GOAL — Print exactly the lines from the first one down to the line containing "const ROWS = [409, 442, 474, 506, 538];", both ends included, with no pictures and nothing else.

#### COLLECTED DATA

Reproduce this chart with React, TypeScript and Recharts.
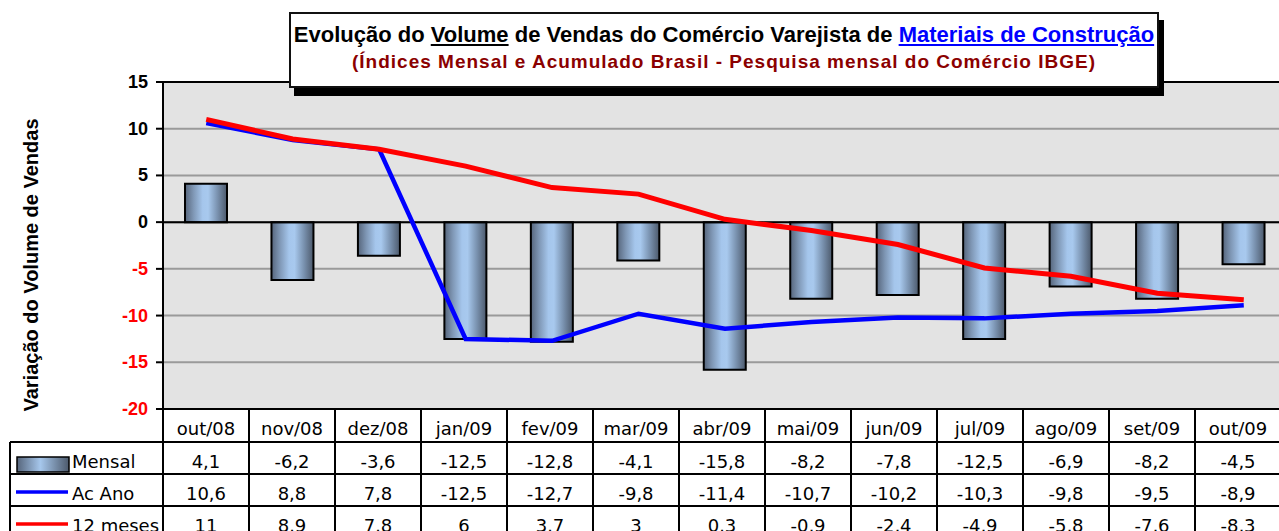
import React from 'react';
import {
  Bar,
  CartesianGrid,
  ComposedChart,
  Line,
  ReferenceLine,
  XAxis,
  YAxis,
} from 'recharts';

const months = [
  'out/08', 'nov/08', 'dez/08', 'jan/09', 'fev/09', 'mar/09', 'abr/09',
  'mai/09', 'jun/09', 'jul/09', 'ago/09', 'set/09', 'out/09',
];
const mensal = [4.1, -6.2, -3.6, -12.5, -12.8, -4.1, -15.8, -8.2, -7.8, -12.5, -6.9, -8.2, -4.5];
const acAno = [10.6, 8.8, 7.8, -12.5, -12.7, -9.8, -11.4, -10.7, -10.2, -10.3, -9.8, -9.5, -8.9];
const dozeMeses = [11, 8.9, 7.8, 6, 3.7, 3, 0.3, -0.9, -2.4, -4.9, -5.8, -7.6, -8.3];
const yTicks = [-20, -15, -10, -5, 0, 5, 10, 15];

const data = months.map((month, i) => ({
  month,
  mensal: mensal[i],
  acAno: acAno[i],
  dozeMeses: dozeMeses[i],
}));

const fmt = (v: number) => String(v).replace('.', ',');

const ARIAL = '"Liberation Sans", Arial, sans-serif';
const TABLE_FONT = '"DejaVu Sans", Verdana, sans-serif';

const PLOT_LEFT = 163;
const PLOT_TOP = 82;
const PLOT_BOTTOM = 409;
const COL_W = 86;
const TABLE_LEFT = 10;
const ROWS = [409, 442, 474, 506, 538];

function YTick(props: any) {
  const { x, y, payload } = props;
  const v = payload.value as number;
  return (
    <text
      x={x}
      y={y}
      dy={6}
      textAnchor="end"
      fill={v < 0 ? '#ff0000' : '#000'}
      fontFamily={ARIAL}
      fontWeight="bold"
      fontSize={18}
    >
      {v}
    </text>
  );
}

function DataTable() {
  const right = PLOT_LEFT + COL_W * months.length;
  const rows = [
    { label: 'Mensal', values: mensal },
    { label: 'Ac Ano', values: acAno },
    { label: '12 meses', values: dozeMeses },
  ];
  return (
    <svg
      width={1279}
      height={531}
      style={{ position: 'absolute', left: 0, top: 0, pointerEvents: 'none' }}
    >
      <defs>
        <linearGradient id="legendGrad" x1="0" y1="0" x2="1" y2="0">
          <stop offset="0%" stopColor="#56657b" />
          <stop offset="45%" stopColor="#a6c7ec" />
          <stop offset="100%" stopColor="#4c596b" />
        </linearGradient>
      </defs>
      <text
        transform="translate(38,265) rotate(-90)"
        textAnchor="middle"
        fontFamily={ARIAL}
        fontWeight="bold"
        fontSize={20}
        fill="#000"
      >
        Variação do Volume de Vendas
      </text>

      {/* table grid */}
      <line x1={PLOT_LEFT} x2={right} y1={ROWS[0]} y2={ROWS[0]} stroke="#000" strokeWidth={2} />
      {ROWS.slice(1, 4).map((y) => (
        <line key={y} x1={TABLE_LEFT} x2={right} y1={y} y2={y} stroke="#000" strokeWidth={2} />
      ))}
      <line x1={TABLE_LEFT} x2={TABLE_LEFT} y1={ROWS[1]} y2={531} stroke="#000" strokeWidth={2} />
      {months.map((_, i) => (
        <line
          key={i}
          x1={PLOT_LEFT + i * COL_W}
          x2={PLOT_LEFT + i * COL_W}
          y1={ROWS[0]}
          y2={531}
          stroke="#000"
          strokeWidth={2}
        />
      ))}

      {months.map((m, i) => (
        <text
          key={m}
          x={PLOT_LEFT + i * COL_W + COL_W / 2}
          y={ROWS[0] + 26}
          textAnchor="middle"
          fontFamily={TABLE_FONT}
          fontSize={18}
          fill="#000"
        >
          {m}
        </text>
      ))}

      {rows.map((r, ri) => (
        <g key={r.label}>
          <text
            x={72}
            y={ROWS[ri + 1] + 26}
            fontFamily={TABLE_FONT}
            fontSize={18}
            fill="#000"
          >
            {r.label}
          </text>
          {r.values.map((v, i) => (
            <text
              key={i}
              x={PLOT_LEFT + i * COL_W + COL_W / 2}
              y={ROWS[ri + 1] + 26}
              textAnchor="middle"
              fontFamily={TABLE_FONT}
              fontSize={18}
              fill="#000"
            >
              {fmt(v)}
            </text>
          ))}
        </g>
      ))}

      {/* legend keys */}
      <rect x={17} y={457} width={52} height={15} fill="url(#legendGrad)" stroke="#000" strokeWidth={1.5} />
      <line x1={16} x2={68} y1={492} y2={492} stroke="#0000ff" strokeWidth={3.5} />
      <line x1={16} x2={68} y1={524} y2={524} stroke="#ff0000" strokeWidth={3.5} />
    </svg>
  );
}

function Title() {
  return (
    <div
      style={{
        position: 'absolute',
        left: 289,
        top: 12,
        width: 866,
        height: 72,
        border: '2px solid #111',
        background: '#fff',
        boxShadow: '5px 8px 0 #000',
        fontFamily: ARIAL,
        fontWeight: 'bold',
        textAlign: 'center',
      }}
    >
      <div
        style={{
          fontSize: 22,
          lineHeight: '25px',
          marginTop: 8,
          color: '#000',
          whiteSpace: 'nowrap',
        }}
      >
        Evolução do <span style={{ textDecoration: 'underline' }}>Volume</span> de Vendas do
        Comércio Varejista de{' '}
        <span style={{ color: '#0000ff', textDecoration: 'underline' }}>
          Materiais de Construção
        </span>
      </div>
      <div
        style={{
          fontSize: 19,
          lineHeight: '22px',
          marginTop: 4,
          letterSpacing: 1,
          color: '#8b0000',
          whiteSpace: 'nowrap',
        }}
      >
        (Índices Mensal e Acumulado Brasil - Pesquisa mensal do Comércio IBGE)
      </div>
    </div>
  );
}

export default function App() {
  const chartWidth = 1287;
  return (
    <div
      style={{
        position: 'absolute',
        left: 0,
        top: 0,
        width: 1279,
        height: 531,
        overflow: 'hidden',
        background: '#fff',
      }}
    >
      <ComposedChart
        width={chartWidth}
        height={531}
        data={data}
        margin={{ top: PLOT_TOP, right: 0, bottom: 531 - PLOT_BOTTOM, left: 0 }}
      >
        <defs>
          <linearGradient id="barGrad" x1="0" y1="0" x2="1" y2="0">
            <stop offset="0%" stopColor="#56657b" />
            <stop offset="20%" stopColor="#7f97b5" />
            <stop offset="42%" stopColor="#a5c6ec" />
            <stop offset="55%" stopColor="#a8c9ee" />
            <stop offset="78%" stopColor="#7890ad" />
            <stop offset="100%" stopColor="#4c596b" />
          </linearGradient>
        </defs>
        <CartesianGrid vertical={false} fill="#e3e3e3" stroke="#9a9a9a" strokeWidth={2} />
        <XAxis dataKey="month" hide height={0} />
        <YAxis
          width={PLOT_LEFT}
          domain={[-20, 15]}
          ticks={yTicks}
          interval={0}
          tick={<YTick />}
          tickSize={7}
          tickMargin={8}
          tickLine={{ stroke: '#000', strokeWidth: 2 }}
          axisLine={{ stroke: '#000', strokeWidth: 2 }}
          allowDataOverflow
        />
        <ReferenceLine y={15} stroke="#000" strokeWidth={2} />
        <ReferenceLine y={-20} stroke="#000" strokeWidth={2} />
        <ReferenceLine y={0} stroke="#000" strokeWidth={2} />
        <Bar
          dataKey="mensal"
          barSize={42}
          fill="url(#barGrad)"
          stroke="#000"
          strokeWidth={2}
          isAnimationActive={false}
        />
        <Line
          type="linear"
          dataKey="acAno"
          stroke="#0000ff"
          strokeWidth={4.5}
          dot={false}
          activeDot={false}
          isAnimationActive={false}
        />
        <Line
          type="linear"
          dataKey="dozeMeses"
          stroke="#ff0000"
          strokeWidth={5}
          dot={false}
          activeDot={false}
          isAnimationActive={false}
        />
      </ComposedChart>
      <DataTable />
      <Title />
    </div>
  );
}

########

EXERCISE SOLUTION —
Reproduce this chart with React, TypeScript and Recharts.
import React from 'react';
import {
  Bar,
  CartesianGrid,
  ComposedChart,
  Line,
  ReferenceLine,
  XAxis,
  YAxis,
} from 'recharts';

const months = [
  'out/08', 'nov/08', 'dez/08', 'jan/09', 'fev/09', 'mar/09', 'abr/09',
  'mai/09', 'jun/09', 'jul/09', 'ago/09', 'set/09', 'out/09',
];
const mensal = [4.1, -6.2, -3.6, -12.5, -12.8, -4.1, -15.8, -8.2, -7.8, -12.5, -6.9, -8.2, -4.5];
const acAno = [10.6, 8.8, 7.8, -12.5, -12.7, -9.8, -11.4, -10.7, -10.2, -10.3, -9.8, -9.5, -8.9];
const dozeMeses = [11, 8.9, 7.8, 6, 3.7, 3, 0.3, -0.9, -2.4, -4.9, -5.8, -7.6, -8.3];
const yTicks = [-20, -15, -10, -5, 0, 5, 10, 15];

const data = months.map((month, i) => ({
  month,
  mensal: mensal[i],
  acAno: acAno[i],
  dozeMeses: dozeMeses[i],
}));

const fmt = (v: number) => String(v).replace('.', ',');

const ARIAL = '"Liberation Sans", Arial, sans-serif';
const TABLE_FONT = '"DejaVu Sans", Verdana, sans-serif';

const PLOT_LEFT = 163;
const PLOT_TOP = 82;
const PLOT_BOTTOM = 409;
const COL_W = 86;
const TABLE_LEFT = 10;
const ROWS = [409, 442, 474, 506, 538];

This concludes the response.